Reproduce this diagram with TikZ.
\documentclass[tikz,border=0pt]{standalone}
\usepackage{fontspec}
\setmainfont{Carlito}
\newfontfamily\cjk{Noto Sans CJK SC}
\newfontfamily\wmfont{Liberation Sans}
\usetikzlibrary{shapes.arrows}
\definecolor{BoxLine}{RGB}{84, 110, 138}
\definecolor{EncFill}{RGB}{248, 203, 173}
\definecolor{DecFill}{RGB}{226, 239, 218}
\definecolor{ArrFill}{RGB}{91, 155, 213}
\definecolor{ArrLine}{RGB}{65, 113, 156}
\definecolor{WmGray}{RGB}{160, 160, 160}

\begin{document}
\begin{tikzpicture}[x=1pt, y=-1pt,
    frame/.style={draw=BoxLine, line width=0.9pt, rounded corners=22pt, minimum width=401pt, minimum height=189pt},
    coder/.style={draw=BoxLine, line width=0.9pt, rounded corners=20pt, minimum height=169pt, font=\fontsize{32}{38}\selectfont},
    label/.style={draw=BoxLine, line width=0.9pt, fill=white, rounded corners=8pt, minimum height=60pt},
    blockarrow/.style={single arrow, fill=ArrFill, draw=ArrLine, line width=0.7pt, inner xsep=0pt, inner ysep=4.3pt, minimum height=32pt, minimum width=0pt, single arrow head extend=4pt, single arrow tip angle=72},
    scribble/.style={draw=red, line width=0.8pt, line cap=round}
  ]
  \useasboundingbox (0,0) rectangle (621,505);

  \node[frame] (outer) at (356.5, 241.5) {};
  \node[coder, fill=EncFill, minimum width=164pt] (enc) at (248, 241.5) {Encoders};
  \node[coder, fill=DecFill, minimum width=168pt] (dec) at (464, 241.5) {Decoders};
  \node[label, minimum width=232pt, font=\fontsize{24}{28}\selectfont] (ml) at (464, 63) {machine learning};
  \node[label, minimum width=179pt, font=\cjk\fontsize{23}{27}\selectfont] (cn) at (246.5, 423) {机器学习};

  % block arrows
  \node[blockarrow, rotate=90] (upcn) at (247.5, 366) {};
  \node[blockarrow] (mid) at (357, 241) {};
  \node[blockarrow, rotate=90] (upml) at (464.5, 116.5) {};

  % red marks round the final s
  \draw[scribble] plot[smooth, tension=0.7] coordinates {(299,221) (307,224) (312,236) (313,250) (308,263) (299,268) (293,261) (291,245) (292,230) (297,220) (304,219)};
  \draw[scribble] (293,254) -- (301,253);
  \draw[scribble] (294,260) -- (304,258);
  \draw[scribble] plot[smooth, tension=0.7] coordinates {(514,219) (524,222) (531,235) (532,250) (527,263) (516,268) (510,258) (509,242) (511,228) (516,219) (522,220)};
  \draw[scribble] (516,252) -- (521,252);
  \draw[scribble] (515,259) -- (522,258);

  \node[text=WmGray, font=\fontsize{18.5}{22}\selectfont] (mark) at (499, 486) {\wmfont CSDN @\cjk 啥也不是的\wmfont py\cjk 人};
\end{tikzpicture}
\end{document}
_ _ _ _ _
§ **TASK GOAL**:
From the first line of the data above to the line holding "rotate=90] (upml) at", reproduce each line exactly; emit no other lines.

§ **CORRECT RESPONSE**:
Reproduce this diagram with TikZ.
\documentclass[tikz,border=0pt]{standalone}
\usepackage{fontspec}
\setmainfont{Carlito}
\newfontfamily\cjk{Noto Sans CJK SC}
\newfontfamily\wmfont{Liberation Sans}
\usetikzlibrary{shapes.arrows}
\definecolor{BoxLine}{RGB}{84, 110, 138}
\definecolor{EncFill}{RGB}{248, 203, 173}
\definecolor{DecFill}{RGB}{226, 239, 218}
\definecolor{ArrFill}{RGB}{91, 155, 213}
\definecolor{ArrLine}{RGB}{65, 113, 156}
\definecolor{WmGray}{RGB}{160, 160, 160}

\begin{document}
\begin{tikzpicture}[x=1pt, y=-1pt,
    frame/.style={draw=BoxLine, line width=0.9pt, rounded corners=22pt, minimum width=401pt, minimum height=189pt},
    coder/.style={draw=BoxLine, line width=0.9pt, rounded corners=20pt, minimum height=169pt, font=\fontsize{32}{38}\selectfont},
    label/.style={draw=BoxLine, line width=0.9pt, fill=white, rounded corners=8pt, minimum height=60pt},
    blockarrow/.style={single arrow, fill=ArrFill, draw=ArrLine, line width=0.7pt, inner xsep=0pt, inner ysep=4.3pt, minimum height=32pt, minimum width=0pt, single arrow head extend=4pt, single arrow tip angle=72},
    scribble/.style={draw=red, line width=0.8pt, line cap=round}
  ]
  \useasboundingbox (0,0) rectangle (621,505);

  \node[frame] (outer) at (356.5, 241.5) {};
  \node[coder, fill=EncFill, minimum width=164pt] (enc) at (248, 241.5) {Encoders};
  \node[coder, fill=DecFill, minimum width=168pt] (dec) at (464, 241.5) {Decoders};
  \node[label, minimum width=232pt, font=\fontsize{24}{28}\selectfont] (ml) at (464, 63) {machine learning};
  \node[label, minimum width=179pt, font=\cjk\fontsize{23}{27}\selectfont] (cn) at (246.5, 423) {机器学习};

  % block arrows
  \node[blockarrow, rotate=90] (upcn) at (247.5, 366) {};
  \node[blockarrow] (mid) at (357, 241) {};
  \node[blockarrow, rotate=90] (upml) at (464.5, 116.5) {};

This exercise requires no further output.